═══ RECORDS
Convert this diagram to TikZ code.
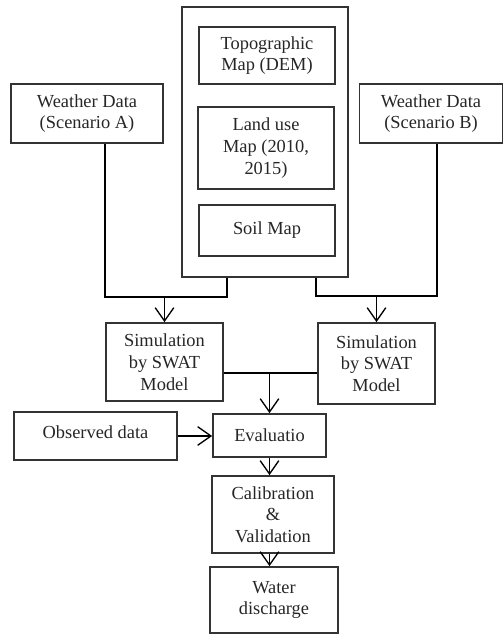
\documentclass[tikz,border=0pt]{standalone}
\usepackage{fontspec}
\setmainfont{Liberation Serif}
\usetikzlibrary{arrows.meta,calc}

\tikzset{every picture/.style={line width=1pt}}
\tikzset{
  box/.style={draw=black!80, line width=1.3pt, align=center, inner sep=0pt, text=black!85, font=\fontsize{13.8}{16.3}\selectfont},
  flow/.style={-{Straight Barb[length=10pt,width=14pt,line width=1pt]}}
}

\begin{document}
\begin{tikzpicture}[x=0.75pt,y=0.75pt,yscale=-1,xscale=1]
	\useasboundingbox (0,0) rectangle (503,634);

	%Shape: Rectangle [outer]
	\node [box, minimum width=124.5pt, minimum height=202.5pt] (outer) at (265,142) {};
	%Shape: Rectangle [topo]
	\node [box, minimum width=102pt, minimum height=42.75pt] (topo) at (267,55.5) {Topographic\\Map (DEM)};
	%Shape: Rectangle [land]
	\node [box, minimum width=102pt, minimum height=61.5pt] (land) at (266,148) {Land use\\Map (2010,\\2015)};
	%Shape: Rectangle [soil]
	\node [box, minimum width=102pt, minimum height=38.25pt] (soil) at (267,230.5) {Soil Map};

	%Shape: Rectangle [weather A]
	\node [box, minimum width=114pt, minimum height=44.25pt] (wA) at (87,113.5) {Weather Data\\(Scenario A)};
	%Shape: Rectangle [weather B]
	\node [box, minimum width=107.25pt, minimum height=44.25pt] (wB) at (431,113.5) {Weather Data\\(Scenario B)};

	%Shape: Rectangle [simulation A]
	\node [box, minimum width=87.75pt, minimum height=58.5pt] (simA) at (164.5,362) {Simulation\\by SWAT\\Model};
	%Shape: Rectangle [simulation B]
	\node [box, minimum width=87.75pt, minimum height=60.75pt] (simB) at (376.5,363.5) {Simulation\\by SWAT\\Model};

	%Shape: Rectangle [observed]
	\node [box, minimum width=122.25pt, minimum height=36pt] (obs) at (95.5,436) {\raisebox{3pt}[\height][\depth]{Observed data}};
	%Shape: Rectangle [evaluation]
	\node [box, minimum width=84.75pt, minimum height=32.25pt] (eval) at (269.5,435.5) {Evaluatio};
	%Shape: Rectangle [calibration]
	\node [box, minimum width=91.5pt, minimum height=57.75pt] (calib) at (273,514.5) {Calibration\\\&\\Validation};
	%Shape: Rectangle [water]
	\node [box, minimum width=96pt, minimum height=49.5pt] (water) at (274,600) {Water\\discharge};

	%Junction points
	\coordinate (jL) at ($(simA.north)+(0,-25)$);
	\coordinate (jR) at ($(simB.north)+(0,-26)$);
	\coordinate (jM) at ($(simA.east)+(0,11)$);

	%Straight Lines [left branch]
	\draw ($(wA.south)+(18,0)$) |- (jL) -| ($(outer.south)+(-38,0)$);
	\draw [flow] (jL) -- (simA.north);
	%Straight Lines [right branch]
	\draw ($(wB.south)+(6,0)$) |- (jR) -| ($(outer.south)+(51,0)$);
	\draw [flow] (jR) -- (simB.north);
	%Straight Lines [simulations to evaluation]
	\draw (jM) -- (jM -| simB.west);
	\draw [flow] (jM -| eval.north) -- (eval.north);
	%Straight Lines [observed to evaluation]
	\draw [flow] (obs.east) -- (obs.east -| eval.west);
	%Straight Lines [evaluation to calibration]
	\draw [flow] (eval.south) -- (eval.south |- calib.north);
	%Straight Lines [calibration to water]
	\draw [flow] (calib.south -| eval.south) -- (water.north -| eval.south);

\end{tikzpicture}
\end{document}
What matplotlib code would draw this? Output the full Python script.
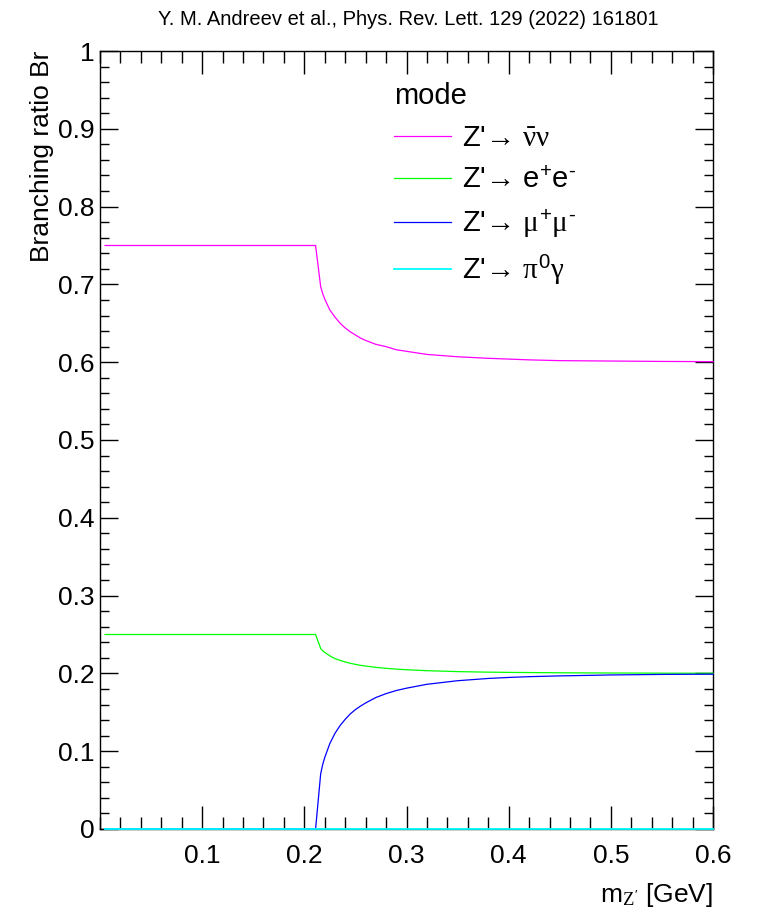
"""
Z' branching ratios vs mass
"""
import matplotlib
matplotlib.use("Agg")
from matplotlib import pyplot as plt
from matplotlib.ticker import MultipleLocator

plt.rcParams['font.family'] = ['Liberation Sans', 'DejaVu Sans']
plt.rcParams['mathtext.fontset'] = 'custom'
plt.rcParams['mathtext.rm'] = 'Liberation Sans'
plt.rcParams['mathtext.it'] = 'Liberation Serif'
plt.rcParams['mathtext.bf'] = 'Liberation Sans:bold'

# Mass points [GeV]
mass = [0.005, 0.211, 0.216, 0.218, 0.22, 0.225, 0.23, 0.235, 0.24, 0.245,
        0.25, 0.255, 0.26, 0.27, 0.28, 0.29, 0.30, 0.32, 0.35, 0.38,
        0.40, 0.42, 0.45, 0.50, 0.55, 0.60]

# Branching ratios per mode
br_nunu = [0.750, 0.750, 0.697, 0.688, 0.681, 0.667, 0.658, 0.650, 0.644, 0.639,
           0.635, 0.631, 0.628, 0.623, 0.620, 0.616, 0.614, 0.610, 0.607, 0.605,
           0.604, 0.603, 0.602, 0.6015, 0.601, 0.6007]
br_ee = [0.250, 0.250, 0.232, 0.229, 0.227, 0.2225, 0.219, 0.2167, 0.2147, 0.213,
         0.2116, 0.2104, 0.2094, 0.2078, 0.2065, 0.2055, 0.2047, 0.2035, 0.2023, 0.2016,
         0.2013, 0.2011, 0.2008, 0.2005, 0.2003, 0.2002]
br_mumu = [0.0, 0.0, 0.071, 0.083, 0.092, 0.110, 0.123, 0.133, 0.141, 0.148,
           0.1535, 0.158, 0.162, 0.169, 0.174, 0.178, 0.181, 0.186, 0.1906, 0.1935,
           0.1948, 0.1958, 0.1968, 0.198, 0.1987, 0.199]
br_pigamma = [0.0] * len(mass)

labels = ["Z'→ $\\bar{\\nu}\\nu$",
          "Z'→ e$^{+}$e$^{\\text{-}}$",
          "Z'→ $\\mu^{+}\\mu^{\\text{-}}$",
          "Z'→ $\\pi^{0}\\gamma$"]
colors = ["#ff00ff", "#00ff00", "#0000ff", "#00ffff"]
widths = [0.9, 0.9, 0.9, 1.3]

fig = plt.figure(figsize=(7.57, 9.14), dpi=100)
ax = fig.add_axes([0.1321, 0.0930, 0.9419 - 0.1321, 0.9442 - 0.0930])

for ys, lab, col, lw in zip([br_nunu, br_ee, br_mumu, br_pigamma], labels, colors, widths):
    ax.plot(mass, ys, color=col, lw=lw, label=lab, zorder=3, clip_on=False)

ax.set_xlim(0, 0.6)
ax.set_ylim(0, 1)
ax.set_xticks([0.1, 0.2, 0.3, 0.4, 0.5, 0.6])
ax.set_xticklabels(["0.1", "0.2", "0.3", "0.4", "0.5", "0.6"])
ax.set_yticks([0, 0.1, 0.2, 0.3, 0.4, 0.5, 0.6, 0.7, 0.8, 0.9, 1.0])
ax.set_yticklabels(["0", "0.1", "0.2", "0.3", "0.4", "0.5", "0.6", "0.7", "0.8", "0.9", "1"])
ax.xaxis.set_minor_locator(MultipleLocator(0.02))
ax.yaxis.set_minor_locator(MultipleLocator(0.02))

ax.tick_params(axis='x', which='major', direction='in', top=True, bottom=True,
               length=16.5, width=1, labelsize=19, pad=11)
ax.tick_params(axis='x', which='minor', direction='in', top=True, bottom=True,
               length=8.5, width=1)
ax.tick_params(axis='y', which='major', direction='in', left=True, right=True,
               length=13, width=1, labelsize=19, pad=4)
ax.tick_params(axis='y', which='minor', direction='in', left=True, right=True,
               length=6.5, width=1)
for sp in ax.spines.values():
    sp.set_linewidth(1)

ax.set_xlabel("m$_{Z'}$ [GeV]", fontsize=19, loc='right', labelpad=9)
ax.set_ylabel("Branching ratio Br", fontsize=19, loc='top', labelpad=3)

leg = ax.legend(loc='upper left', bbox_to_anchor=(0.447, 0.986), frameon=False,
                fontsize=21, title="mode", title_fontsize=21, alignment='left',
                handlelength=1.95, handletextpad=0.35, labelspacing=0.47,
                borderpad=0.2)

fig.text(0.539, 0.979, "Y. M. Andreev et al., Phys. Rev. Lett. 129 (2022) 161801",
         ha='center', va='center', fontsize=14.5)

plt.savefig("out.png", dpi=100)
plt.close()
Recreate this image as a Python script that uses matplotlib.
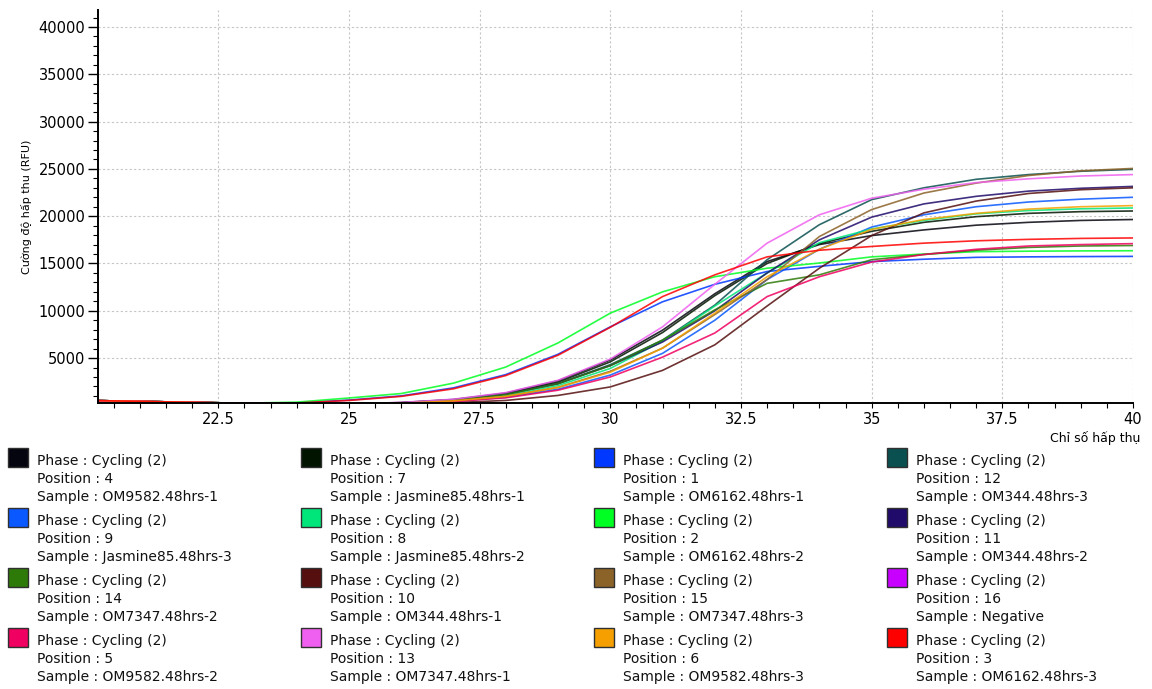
══════
### SHORT PROBLEM
What's needed is an exact copy of the records above from the line containing "What matplotlib code" down to the line containing "br_pigamma = [0.0] * len(mass)", both included, without any pictures.

### TASK ANSWER
What matplotlib code would draw this? Output the full Python script.
"""
Z' branching ratios vs mass
"""
import matplotlib
matplotlib.use("Agg")
from matplotlib import pyplot as plt
from matplotlib.ticker import MultipleLocator

plt.rcParams['font.family'] = ['Liberation Sans', 'DejaVu Sans']
plt.rcParams['mathtext.fontset'] = 'custom'
plt.rcParams['mathtext.rm'] = 'Liberation Sans'
plt.rcParams['mathtext.it'] = 'Liberation Serif'
plt.rcParams['mathtext.bf'] = 'Liberation Sans:bold'

# Mass points [GeV]
mass = [0.005, 0.211, 0.216, 0.218, 0.22, 0.225, 0.23, 0.235, 0.24, 0.245,
        0.25, 0.255, 0.26, 0.27, 0.28, 0.29, 0.30, 0.32, 0.35, 0.38,
        0.40, 0.42, 0.45, 0.50, 0.55, 0.60]

# Branching ratios per mode
br_nunu = [0.750, 0.750, 0.697, 0.688, 0.681, 0.667, 0.658, 0.650, 0.644, 0.639,
           0.635, 0.631, 0.628, 0.623, 0.620, 0.616, 0.614, 0.610, 0.607, 0.605,
           0.604, 0.603, 0.602, 0.6015, 0.601, 0.6007]
br_ee = [0.250, 0.250, 0.232, 0.229, 0.227, 0.2225, 0.219, 0.2167, 0.2147, 0.213,
         0.2116, 0.2104, 0.2094, 0.2078, 0.2065, 0.2055, 0.2047, 0.2035, 0.2023, 0.2016,
         0.2013, 0.2011, 0.2008, 0.2005, 0.2003, 0.2002]
br_mumu = [0.0, 0.0, 0.071, 0.083, 0.092, 0.110, 0.123, 0.133, 0.141, 0.148,
           0.1535, 0.158, 0.162, 0.169, 0.174, 0.178, 0.181, 0.186, 0.1906, 0.1935,
           0.1948, 0.1958, 0.1968, 0.198, 0.1987, 0.199]
br_pigamma = [0.0] * len(mass)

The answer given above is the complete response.